2.5 Last but not least, find the total tone for each element in our portfolio, where:


*   neutral=0
*   positive=+1
*   negative=-1

In [None]:
# BUILD YOUR CODE ON TOP OF THIS EXAMPLE CODE IN THE CELL BELOW
from transformers import BertTokenizer, BertForSequenceClassification
import numpy as np

finbert = BertForSequenceClassification.from_pretrained('yiyanghkust/finbert-tone',num_labels=3)
tokenizer = BertTokenizer.from_pretrained('yiyanghkust/finbert-tone')

sentences = ["there is a shortage of capital, and we need extra financing", 
             "growth is strong and we have plenty of liquidity", 
             "there are doubts about our finances", 
             "profits are flat"]

inputs = tokenizer(sentences, return_tensors="pt", padding=True)
outputs = finbert(**inputs)[0]

labels = {0:'neutral', 1:'positive',2:'negative'}
for idx, sent in enumerate(sentences):
    print(sent, '----', labels[np.argmax(outputs.detach().numpy()[idx])])
  

In [None]:
# Your code here
from transformers import BertTokenizer, BertForSequenceClassification
import numpy as np

finbert = BertForSequenceClassification.from_pretrained('yiyanghkust/finbert-tone',num_labels=3)
tokenizer = BertTokenizer.from_pretrained('yiyanghkust/finbert-tone')

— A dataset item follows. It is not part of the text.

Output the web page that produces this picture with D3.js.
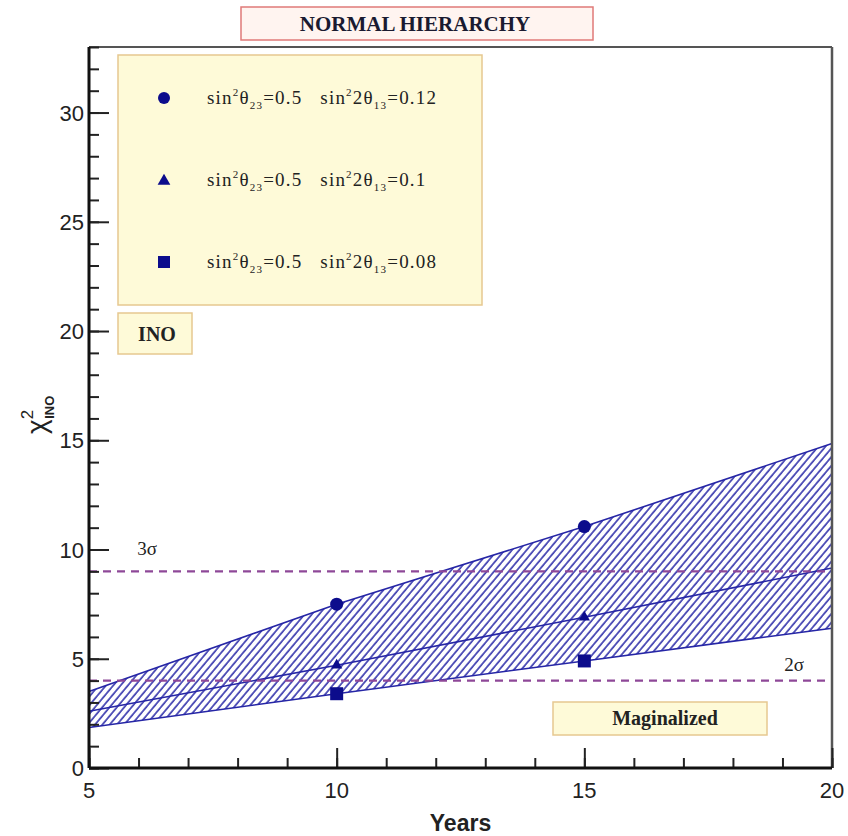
<!DOCTYPE html>
<html>
<head>
<meta charset="utf-8">
<script src="https://cdn.jsdelivr.net/npm/d3@7"></script>
<style>
body { margin: 0; background: #fff; }
svg { display: block; }
</style>
</head>
<body>
<div id="viz"></div>
<script>
// chart data
var years = [5, 10, 15, 20];
var chiTheta012 = [3.5, 7.5, 11.05, 14.85];
var chiTheta010 = [2.6, 4.7, 6.9, 9.15];
var chiTheta008 = [1.85, 3.4, 4.9, 6.4];
var markerYears = [10, 15];
var sigmaLevels = [9, 4];
var sigmaLabels = ['3σ', '2σ'];
var legendValues = ['0.12', '0.1', '0.08'];
var yMajorTicks = [0, 5, 10, 15, 20, 25, 30];
var xMajorTicks = [5, 10, 15, 20];

var width = 848, height = 836;
var plotL = 89, plotR = 832, plotT = 47, plotB = 768;

var svg = d3.select('#viz').append('svg')
  .attr('width', width)
  .attr('height', height);

var x = d3.scaleLinear().domain([5, 20]).range([plotL, plotR]);
var y = d3.scaleLinear().domain([0, 33]).range([plotB, plotT]);

var blue = '#2626a6';
var navy = '#0c0c8c';
var serif = '"Liberation Serif", "DejaVu Serif", serif';
var sans = '"Liberation Sans", Arial, sans-serif';

// hatch pattern for the band
var defs = svg.append('defs');
defs.append('pattern')
  .attr('id', 'hatch')
  .attr('patternUnits', 'userSpaceOnUse')
  .attr('width', 5.6)
  .attr('height', 10)
  .attr('patternTransform', 'rotate(40)')
  .append('line')
  .attr('x1', 1).attr('y1', 0)
  .attr('x2', 1).attr('y2', 10)
  .attr('stroke', blue)
  .attr('stroke-width', 1.5);

// band between the 0.08 and 0.12 curves
var band = d3.area()
  .x(function(d, i) { return x(years[i]); })
  .y0(function(d, i) { return y(chiTheta008[i]); })
  .y1(function(d) { return y(d); });

svg.append('path')
  .datum(chiTheta012)
  .attr('d', band)
  .attr('fill', 'url(#hatch)');

var line = d3.line()
  .x(function(d, i) { return x(years[i]); })
  .y(function(d) { return y(d); });

[chiTheta012, chiTheta010, chiTheta008].forEach(function(s) {
  svg.append('path')
    .datum(s)
    .attr('d', line)
    .attr('fill', 'none')
    .attr('stroke', blue)
    .attr('stroke-width', 1.6);
});

// sigma lines
svg.selectAll('.sigma')
  .data(sigmaLevels)
  .enter()
  .append('line')
  .attr('class', 'sigma')
  .attr('x1', x(5)).attr('x2', x(20))
  .attr('y1', function(d) { return y(d); })
  .attr('y2', function(d) { return y(d); })
  .attr('stroke', '#8e4898')
  .attr('stroke-width', 2.2)
  .attr('stroke-dasharray', '8,6');

svg.append('text')
  .attr('x', 147).attr('y', y(sigmaLevels[0]) - 16)
  .attr('text-anchor', 'middle')
  .attr('font-family', serif).attr('font-size', 19)
  .attr('fill', '#222')
  .text(sigmaLabels[0]);

svg.append('text')
  .attr('x', 794).attr('y', y(sigmaLevels[1]) - 10)
  .attr('text-anchor', 'middle')
  .attr('font-family', serif).attr('font-size', 19)
  .attr('fill', '#222')
  .text(sigmaLabels[1]);

// markers
function markerPoints(series) {
  return markerYears.map(function(yr) {
    return { yr: yr, v: series[years.indexOf(yr)] };
  });
}

svg.selectAll('.circ')
  .data(markerPoints(chiTheta012))
  .enter().append('circle')
  .attr('cx', function(d) { return x(d.yr); })
  .attr('cy', function(d) { return y(d.v); })
  .attr('r', 6.5)
  .attr('fill', navy);

var tri = d3.symbol().type(d3.symbolTriangle).size(55);
svg.selectAll('.tri')
  .data(markerPoints(chiTheta010))
  .enter().append('path')
  .attr('d', tri)
  .attr('transform', function(d) { return 'translate(' + x(d.yr) + ',' + y(d.v) + ')'; })
  .attr('fill', navy);

svg.selectAll('.sq')
  .data(markerPoints(chiTheta008))
  .enter().append('rect')
  .attr('x', function(d) { return x(d.yr) - 6.5; })
  .attr('y', function(d) { return y(d.v) - 6.5; })
  .attr('width', 13).attr('height', 13)
  .attr('fill', navy);

// frame
svg.append('line').attr('x1', plotL).attr('x2', plotR).attr('y1', plotT).attr('y2', plotT)
  .attr('stroke', '#555').attr('stroke-width', 2);
svg.append('line').attr('x1', plotR).attr('x2', plotR).attr('y1', plotT).attr('y2', plotB)
  .attr('stroke', '#555').attr('stroke-width', 2.5);

// y axis ticks (inside)
svg.append('g')
  .attr('transform', 'translate(' + plotL + ',0)')
  .call(d3.axisRight(y).tickValues(d3.range(0, 34)).tickSize(10).tickFormat(''))
  .call(function(g) { g.select('.domain').remove(); })
  .selectAll('line').attr('stroke', '#222').attr('stroke-width', 2);

svg.append('g')
  .attr('transform', 'translate(' + plotL + ',0)')
  .call(d3.axisRight(y).tickValues(yMajorTicks).tickSize(20).tickFormat(''))
  .call(function(g) { g.select('.domain').remove(); })
  .selectAll('line').attr('stroke', '#222').attr('stroke-width', 2);

svg.selectAll('.ylab')
  .data(yMajorTicks)
  .enter().append('text')
  .attr('x', plotL - 5)
  .attr('y', function(d) { return y(d) + 8; })
  .attr('text-anchor', 'end')
  .attr('font-family', sans).attr('font-size', 22)
  .attr('fill', '#222')
  .text(function(d) { return d; });

// x axis ticks (inside)
svg.append('g')
  .attr('transform', 'translate(0,' + plotB + ')')
  .call(d3.axisTop(x).tickValues(d3.range(5, 21)).tickSize(10).tickFormat(''))
  .call(function(g) { g.select('.domain').remove(); })
  .selectAll('line').attr('stroke', '#222').attr('stroke-width', 2);

svg.append('g')
  .attr('transform', 'translate(0,' + plotB + ')')
  .call(d3.axisTop(x).tickValues(xMajorTicks).tickSize(20).tickFormat(''))
  .call(function(g) { g.select('.domain').remove(); })
  .selectAll('line').attr('stroke', '#222').attr('stroke-width', 2);

svg.selectAll('.xlab')
  .data(xMajorTicks)
  .enter().append('text')
  .attr('x', function(d) { return x(d); })
  .attr('y', plotB + 30)
  .attr('text-anchor', 'middle')
  .attr('font-family', sans).attr('font-size', 22)
  .attr('fill', '#222')
  .text(function(d) { return d; });

// axis lines
svg.append('line').attr('x1', plotL).attr('x2', plotL).attr('y1', plotT).attr('y2', plotB)
  .attr('stroke', '#111').attr('stroke-width', 3);
svg.append('line').attr('x1', plotL).attr('x2', plotR).attr('y1', plotB).attr('y2', plotB)
  .attr('stroke', '#111').attr('stroke-width', 3);

// axis titles
svg.append('text')
  .attr('x', x(12.5)).attr('y', 831)
  .attr('text-anchor', 'middle')
  .attr('font-family', sans).attr('font-size', 23).attr('font-weight', 'bold')
  .attr('fill', '#222')
  .text('Years');

var ylab = svg.append('text')
  .attr('transform', 'translate(46,434) rotate(-90)')
  .attr('font-family', sans).attr('fill', '#222');
ylab.append('tspan').attr('font-size', 28).text('χ');
ylab.append('tspan').attr('font-size', 17).attr('dy', -13).text('2');
ylab.append('tspan').attr('font-size', 13).attr('font-weight', 'bold').attr('dx', -9).attr('dy', 21).text('INO');

// title box
svg.append('rect')
  .attr('x', 241).attr('y', 7).attr('width', 352).attr('height', 33)
  .attr('fill', '#fff4f0').attr('stroke', '#e07a78').attr('stroke-width', 1.5);
svg.append('text')
  .attr('x', 415).attr('y', 31)
  .attr('text-anchor', 'middle')
  .attr('font-family', serif).attr('font-size', 21).attr('font-weight', 'bold')
  .attr('fill', '#1a1a30')
  .text('NORMAL HIERARCHY');

// legend box
svg.append('rect')
  .attr('x', 118).attr('y', 55).attr('width', 364).attr('height', 250)
  .attr('fill', '#fefad8').attr('stroke', '#e6c890').attr('stroke-width', 1.5);

var legendY = [98, 180, 262];
svg.append('circle').attr('cx', 164).attr('cy', legendY[0]).attr('r', 6).attr('fill', navy);
svg.append('path').attr('d', d3.symbol().type(d3.symbolTriangle).size(70))
  .attr('transform', 'translate(164,' + (legendY[1] + 1) + ')').attr('fill', navy);
svg.append('rect').attr('x', 158).attr('y', legendY[2] - 6).attr('width', 12).attr('height', 12).attr('fill', navy);

legendValues.forEach(function(v, i) {
  var t = svg.append('text')
    .attr('x', 207).attr('y', legendY[i] + 6)
    .attr('font-family', serif).attr('font-size', 19)
    .attr('letter-spacing', 1.2)
    .attr('fill', '#222');
  t.append('tspan').text('sin');
  t.append('tspan').attr('font-size', 11).attr('dy', -8).text('2');
  t.append('tspan').attr('dy', 8).text('θ');
  t.append('tspan').attr('font-size', 11).attr('dy', 5).text('23');
  t.append('tspan').attr('dy', -5).text('=0.5\u00a0\u00a0\u00a0sin');
  t.append('tspan').attr('font-size', 11).attr('dy', -8).text('2');
  t.append('tspan').attr('dy', 8).text('2θ');
  t.append('tspan').attr('font-size', 11).attr('dy', 5).text('13');
  t.append('tspan').attr('dy', -5).text('=' + v);
});

// INO box
svg.append('rect')
  .attr('x', 118).attr('y', 313).attr('width', 74).attr('height', 41)
  .attr('fill', '#fefad8').attr('stroke', '#e6c890').attr('stroke-width', 1.5);
svg.append('text')
  .attr('x', 157).attr('y', 341)
  .attr('text-anchor', 'middle')
  .attr('font-family', serif).attr('font-size', 20).attr('font-weight', 'bold')
  .attr('fill', '#222')
  .text('INO');

// Maginalized box
svg.append('rect')
  .attr('x', 553).attr('y', 702).attr('width', 214).attr('height', 33)
  .attr('fill', '#fefad8').attr('stroke', '#e6c890').attr('stroke-width', 1.5);
svg.append('text')
  .attr('x', 665).attr('y', 725)
  .attr('text-anchor', 'middle')
  .attr('font-family', serif).attr('font-size', 20).attr('font-weight', 'bold')
  .attr('fill', '#222')
  .text('Maginalized');
</script>
</body>
</html>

def sentimentsss(sentancesss):
  scoress=[]
  inputs = tokenizer(sentancesss, return_tensors="pt", padding=True)
  outputs = finbert(**inputs)[0]
  labels = {0:'neutral', 1:'positive',2:'negative'}
  scores_sentiment={0:0,1:1,2:-1}
  for idx, sent in enumerate(sentancesss):
    print(sent, '----', labels[np.argmax(outputs.detach().numpy()[idx])])
    scoress.append(scores_sentiment[np.argmax(outputs.detach().numpy()[idx])])

  return scoress

for i in fetch_news():
  print('\n')
  print('Company: ')
  print(i)
  print('\n')
  a=sentimentsss(fetch_news()[i])
  print('\n')
  print('total tone score: ')
  print(sum(a))
  print('average tone of the stock')
  print(sum(a)/len(a))

2.6 What do you find from the results?

We find that the bert model classifies the headlines accurately although, we would need a custom corpus if we have to traverse through financial documents like information released by the Fed etc. Overall, the score depends on the number of differenct sentances and specific words, eg: violating is considered as negative ec.

We find the average score for each stock so as to have a comparable measure.
The avg score is the total score by the len of the list of sentances because wen we look at data in a cummulative way which is unwighted or equillay weighted this helps us.